VoxCommunis: A Corpus for Cross-linguistic Phonetic Analysis

LREC 2022  ·  Emily Ahn, Eleanor Chodroff ·

Cross-linguistic phonetic analysis has long been limited by data scarcity and insufficient computational resources. In the past few years, the availability of large-scale cross-linguistic spoken corpora has increased dramatically, but the data still require considerable computational power and processing for downstream phonetic analysis. To facilitate large-scale cross-linguistic phonetic research in the field, we release the VoxCommunis Corpus, which contains acoustic models, pronunciation lexicons, and word- and phone-level alignments, derived from the publicly available Mozilla Common Voice Corpus.

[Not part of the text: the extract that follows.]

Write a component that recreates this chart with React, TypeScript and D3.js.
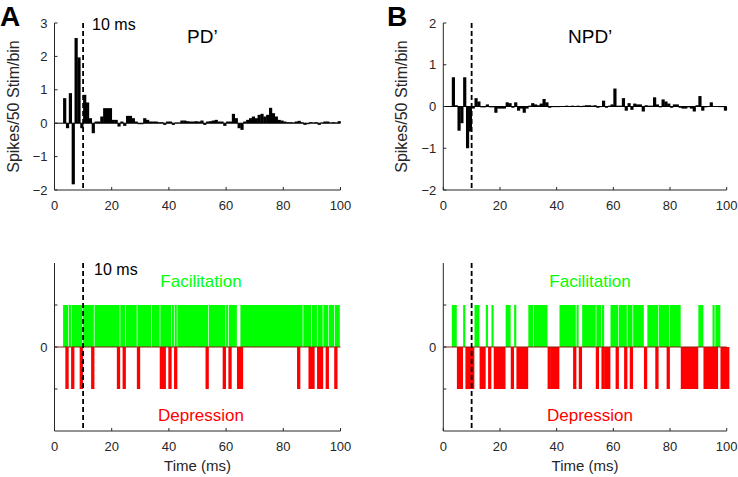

The current release includes data from 36 languages. The corpus also contains acoustic-phonetic measurements, which currently consist of formant frequencies (F1–F4) from all vowel quartiles. Major advantages of this corpus for phonetic analysis include the number of available languages, the large amount of speech per language, as well as the fact that most language datasets have dozens to hundreds of contributing speakers. We demonstrate the utility of this corpus for downstream phonetic research in a descriptive analysis of language-specific vowel systems, as well as an analysis of “uniformity” in vowel realization across languages. The VoxCommunis Corpus is free to download and use under a CC0 license.